Instagram Stories and Reels both use the 9:16 vertical format at 1080×1920 pixels — the full smartphone screen. When creating content for these formats, keep your text and key visuals within the central 1080×1420 area to avoid being obscured by the UI (username, reply bar, action buttons). Stories are ephemeral (24 hours) while Reels are permanent and get distributed to non-followers, making Reels one of the highest-reach formats available on the platform.

How to set your Instagram profile picture

After downloading your resized 320×320 profile picture, go to your Instagram profile, tap your current profile picture, and select "New profile photo". Instagram displays this in a circle, so use the zoom and alignment controls in this tool to ensure your face or logo is centred before downloading. For brand accounts, ensure the logo has adequate padding so it does not get clipped by the circular frame.

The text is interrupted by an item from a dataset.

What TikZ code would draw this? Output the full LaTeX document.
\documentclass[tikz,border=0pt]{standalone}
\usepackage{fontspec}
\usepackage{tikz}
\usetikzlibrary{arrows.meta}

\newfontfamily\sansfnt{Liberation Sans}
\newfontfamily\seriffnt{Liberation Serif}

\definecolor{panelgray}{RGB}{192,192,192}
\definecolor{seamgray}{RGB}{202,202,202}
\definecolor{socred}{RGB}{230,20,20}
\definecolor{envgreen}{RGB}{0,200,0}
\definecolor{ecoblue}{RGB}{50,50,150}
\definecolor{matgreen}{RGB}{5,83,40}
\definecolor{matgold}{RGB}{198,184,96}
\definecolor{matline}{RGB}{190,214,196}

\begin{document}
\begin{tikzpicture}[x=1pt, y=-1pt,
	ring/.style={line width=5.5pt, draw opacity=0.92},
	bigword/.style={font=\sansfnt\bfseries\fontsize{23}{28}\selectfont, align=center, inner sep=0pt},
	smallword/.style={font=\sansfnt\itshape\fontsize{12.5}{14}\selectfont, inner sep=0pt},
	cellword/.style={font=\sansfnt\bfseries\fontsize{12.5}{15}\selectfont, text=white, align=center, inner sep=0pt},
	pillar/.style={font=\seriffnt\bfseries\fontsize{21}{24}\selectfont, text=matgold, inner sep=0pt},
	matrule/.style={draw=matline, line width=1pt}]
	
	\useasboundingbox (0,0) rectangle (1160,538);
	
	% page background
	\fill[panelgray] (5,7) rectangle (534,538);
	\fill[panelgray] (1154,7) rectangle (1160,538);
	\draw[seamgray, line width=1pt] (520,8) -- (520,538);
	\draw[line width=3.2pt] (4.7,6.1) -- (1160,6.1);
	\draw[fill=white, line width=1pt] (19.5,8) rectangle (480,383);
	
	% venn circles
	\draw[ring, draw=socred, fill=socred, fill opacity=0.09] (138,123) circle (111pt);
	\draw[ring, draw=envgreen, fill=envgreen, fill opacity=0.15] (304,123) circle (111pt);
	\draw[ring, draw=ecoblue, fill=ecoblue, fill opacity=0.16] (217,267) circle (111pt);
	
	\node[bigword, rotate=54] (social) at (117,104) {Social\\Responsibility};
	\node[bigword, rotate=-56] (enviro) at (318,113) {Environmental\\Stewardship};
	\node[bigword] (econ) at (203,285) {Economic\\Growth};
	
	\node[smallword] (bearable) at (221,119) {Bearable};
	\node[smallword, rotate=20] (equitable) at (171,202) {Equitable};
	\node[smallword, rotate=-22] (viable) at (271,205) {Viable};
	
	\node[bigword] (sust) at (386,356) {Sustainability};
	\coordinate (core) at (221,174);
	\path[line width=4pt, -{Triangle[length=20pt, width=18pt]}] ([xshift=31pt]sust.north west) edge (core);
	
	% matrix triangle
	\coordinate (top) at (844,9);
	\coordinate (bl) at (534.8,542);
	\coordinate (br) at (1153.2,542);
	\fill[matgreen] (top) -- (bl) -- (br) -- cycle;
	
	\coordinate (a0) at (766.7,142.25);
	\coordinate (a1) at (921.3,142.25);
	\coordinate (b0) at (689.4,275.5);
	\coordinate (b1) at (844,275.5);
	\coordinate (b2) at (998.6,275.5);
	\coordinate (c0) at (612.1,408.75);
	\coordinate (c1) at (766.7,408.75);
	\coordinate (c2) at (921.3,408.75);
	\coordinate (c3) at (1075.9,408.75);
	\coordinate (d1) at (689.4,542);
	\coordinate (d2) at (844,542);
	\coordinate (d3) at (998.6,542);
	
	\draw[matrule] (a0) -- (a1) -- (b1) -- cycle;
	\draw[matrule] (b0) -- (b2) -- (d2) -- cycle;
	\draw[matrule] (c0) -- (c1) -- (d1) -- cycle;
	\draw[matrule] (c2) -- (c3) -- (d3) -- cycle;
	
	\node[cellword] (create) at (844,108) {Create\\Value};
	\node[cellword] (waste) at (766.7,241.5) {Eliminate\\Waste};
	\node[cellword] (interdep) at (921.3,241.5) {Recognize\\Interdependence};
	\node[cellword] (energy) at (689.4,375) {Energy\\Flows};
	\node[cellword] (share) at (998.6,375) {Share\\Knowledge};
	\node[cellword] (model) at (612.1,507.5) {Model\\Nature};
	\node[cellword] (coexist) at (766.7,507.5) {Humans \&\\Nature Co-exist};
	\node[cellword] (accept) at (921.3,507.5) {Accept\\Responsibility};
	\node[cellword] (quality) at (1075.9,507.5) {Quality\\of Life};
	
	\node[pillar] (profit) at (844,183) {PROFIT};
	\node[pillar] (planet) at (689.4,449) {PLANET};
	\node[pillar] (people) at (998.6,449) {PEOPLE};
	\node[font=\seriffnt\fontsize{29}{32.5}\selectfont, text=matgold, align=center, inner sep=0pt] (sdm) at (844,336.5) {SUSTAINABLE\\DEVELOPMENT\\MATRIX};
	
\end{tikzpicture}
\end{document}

Frequently asked questions

What is the correct Instagram profile picture size?+
Instagram displays profile pictures at 320×320 pixels (1:1 square). The platform crops them to a circle, so keep important content centered.
What is the best size for an Instagram post?+
For a square post, use 1080×1080. For portrait, 1080×1350 (4:5 - takes up more feed space). For landscape, 1080×566. Stories and reels are 1080×1920 (9:16).
Will my image quality drop after resizing?+
No. Our resizer uses high-quality bilinear scaling. As long as your source image is at least the target resolution, the output stays crisp.
Does Instagram crop profile pictures?+
Yes - to a circle. Use the alignment and zoom controls in this tool to position your subject so it stays inside the visible circle.
What is the maximum file size Instagram accepts?+
Instagram accepts images up to 8MB. Our tool outputs clean PNG or WebP files that are well within this limit.
Can I use the same image for Instagram Stories and Reels?+
Yes — both use the 1080×1920 (9:16) format. This tool generates one file that works for both. Just be mindful of the UI safe zones when placing text on the image.